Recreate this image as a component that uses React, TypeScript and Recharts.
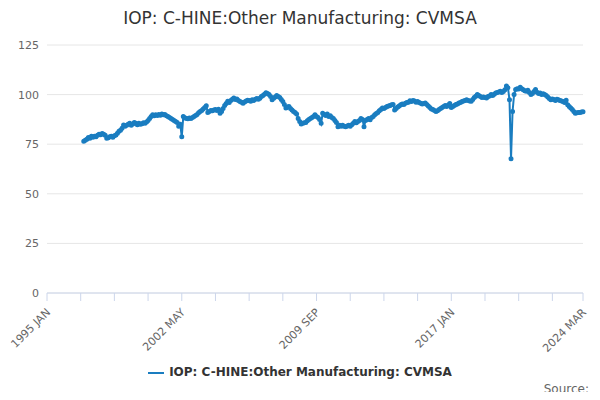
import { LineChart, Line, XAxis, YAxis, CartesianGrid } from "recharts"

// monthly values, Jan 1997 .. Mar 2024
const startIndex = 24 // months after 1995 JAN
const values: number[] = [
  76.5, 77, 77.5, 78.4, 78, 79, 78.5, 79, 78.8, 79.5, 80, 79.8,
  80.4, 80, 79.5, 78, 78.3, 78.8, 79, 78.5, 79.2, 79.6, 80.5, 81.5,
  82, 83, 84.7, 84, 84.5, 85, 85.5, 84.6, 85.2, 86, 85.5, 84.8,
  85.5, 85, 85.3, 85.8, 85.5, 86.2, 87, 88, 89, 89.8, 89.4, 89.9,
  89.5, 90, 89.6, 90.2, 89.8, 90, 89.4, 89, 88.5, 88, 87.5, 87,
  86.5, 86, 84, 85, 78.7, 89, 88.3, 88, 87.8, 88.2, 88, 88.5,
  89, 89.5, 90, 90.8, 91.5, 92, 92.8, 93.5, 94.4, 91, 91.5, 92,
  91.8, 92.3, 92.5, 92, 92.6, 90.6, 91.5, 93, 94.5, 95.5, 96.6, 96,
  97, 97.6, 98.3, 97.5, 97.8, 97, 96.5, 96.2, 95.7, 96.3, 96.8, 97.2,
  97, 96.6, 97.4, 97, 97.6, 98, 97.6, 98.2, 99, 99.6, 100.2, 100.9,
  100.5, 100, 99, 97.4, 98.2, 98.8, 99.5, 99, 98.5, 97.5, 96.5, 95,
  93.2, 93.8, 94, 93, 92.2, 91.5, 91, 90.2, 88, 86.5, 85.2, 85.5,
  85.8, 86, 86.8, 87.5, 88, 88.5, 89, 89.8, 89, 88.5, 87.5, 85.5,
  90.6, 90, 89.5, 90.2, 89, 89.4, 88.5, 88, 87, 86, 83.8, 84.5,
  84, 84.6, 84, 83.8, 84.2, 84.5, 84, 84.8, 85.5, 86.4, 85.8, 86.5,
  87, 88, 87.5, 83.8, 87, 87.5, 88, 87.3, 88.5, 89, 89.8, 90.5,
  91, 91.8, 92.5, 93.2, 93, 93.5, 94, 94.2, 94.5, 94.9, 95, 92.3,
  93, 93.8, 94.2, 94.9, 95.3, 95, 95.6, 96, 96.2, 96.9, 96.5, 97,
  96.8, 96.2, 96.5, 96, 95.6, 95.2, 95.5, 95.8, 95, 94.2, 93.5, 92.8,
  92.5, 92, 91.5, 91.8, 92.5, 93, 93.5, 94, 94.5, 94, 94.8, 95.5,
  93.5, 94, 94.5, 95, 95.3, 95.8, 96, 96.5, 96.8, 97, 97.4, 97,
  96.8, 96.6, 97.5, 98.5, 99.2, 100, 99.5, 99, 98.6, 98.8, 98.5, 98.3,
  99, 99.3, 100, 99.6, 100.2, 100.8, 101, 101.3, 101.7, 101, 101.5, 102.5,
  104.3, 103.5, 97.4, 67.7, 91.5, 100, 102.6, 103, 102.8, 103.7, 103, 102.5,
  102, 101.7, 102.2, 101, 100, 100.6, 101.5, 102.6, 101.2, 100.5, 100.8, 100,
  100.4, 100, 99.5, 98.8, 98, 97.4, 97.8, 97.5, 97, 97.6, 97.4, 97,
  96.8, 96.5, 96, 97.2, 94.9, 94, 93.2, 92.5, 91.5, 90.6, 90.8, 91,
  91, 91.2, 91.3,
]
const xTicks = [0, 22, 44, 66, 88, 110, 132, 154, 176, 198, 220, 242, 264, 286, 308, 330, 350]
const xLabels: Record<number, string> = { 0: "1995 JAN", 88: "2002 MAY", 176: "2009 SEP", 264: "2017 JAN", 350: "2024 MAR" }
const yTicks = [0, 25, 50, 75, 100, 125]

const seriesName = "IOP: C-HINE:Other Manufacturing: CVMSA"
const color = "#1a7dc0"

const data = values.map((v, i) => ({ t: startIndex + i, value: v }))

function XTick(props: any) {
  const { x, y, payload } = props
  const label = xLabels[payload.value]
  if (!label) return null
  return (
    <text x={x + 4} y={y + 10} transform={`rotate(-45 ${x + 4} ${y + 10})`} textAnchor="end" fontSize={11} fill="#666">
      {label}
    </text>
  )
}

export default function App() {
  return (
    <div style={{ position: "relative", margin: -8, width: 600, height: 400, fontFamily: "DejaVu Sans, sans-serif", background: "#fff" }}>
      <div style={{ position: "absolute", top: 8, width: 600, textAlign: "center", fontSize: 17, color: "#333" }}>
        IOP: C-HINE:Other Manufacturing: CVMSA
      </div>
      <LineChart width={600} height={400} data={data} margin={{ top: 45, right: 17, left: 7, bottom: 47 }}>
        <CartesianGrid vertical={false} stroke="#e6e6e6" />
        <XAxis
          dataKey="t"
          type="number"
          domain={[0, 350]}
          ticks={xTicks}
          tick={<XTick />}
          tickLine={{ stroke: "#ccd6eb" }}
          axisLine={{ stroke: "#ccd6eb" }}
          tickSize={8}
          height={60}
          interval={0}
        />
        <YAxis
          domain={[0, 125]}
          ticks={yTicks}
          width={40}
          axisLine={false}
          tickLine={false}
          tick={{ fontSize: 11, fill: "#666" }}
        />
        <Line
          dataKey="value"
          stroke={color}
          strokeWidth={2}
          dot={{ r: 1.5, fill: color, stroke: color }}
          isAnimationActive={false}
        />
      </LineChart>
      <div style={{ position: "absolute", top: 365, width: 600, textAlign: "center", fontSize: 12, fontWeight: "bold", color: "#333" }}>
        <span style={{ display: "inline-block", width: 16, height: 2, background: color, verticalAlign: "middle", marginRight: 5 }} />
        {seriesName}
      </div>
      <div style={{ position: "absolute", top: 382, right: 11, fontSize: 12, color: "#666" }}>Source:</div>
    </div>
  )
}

WHAT TO PRODUCE: Write out an exact copy of the listing, first line through the line containing "XAxis, YAxis, CartesianGrid", with the pictures left out.

ANSWER TO THIS TASK:
Recreate this image as a component that uses React, TypeScript and Recharts.
import { LineChart, Line, XAxis, YAxis, CartesianGrid } from "recharts"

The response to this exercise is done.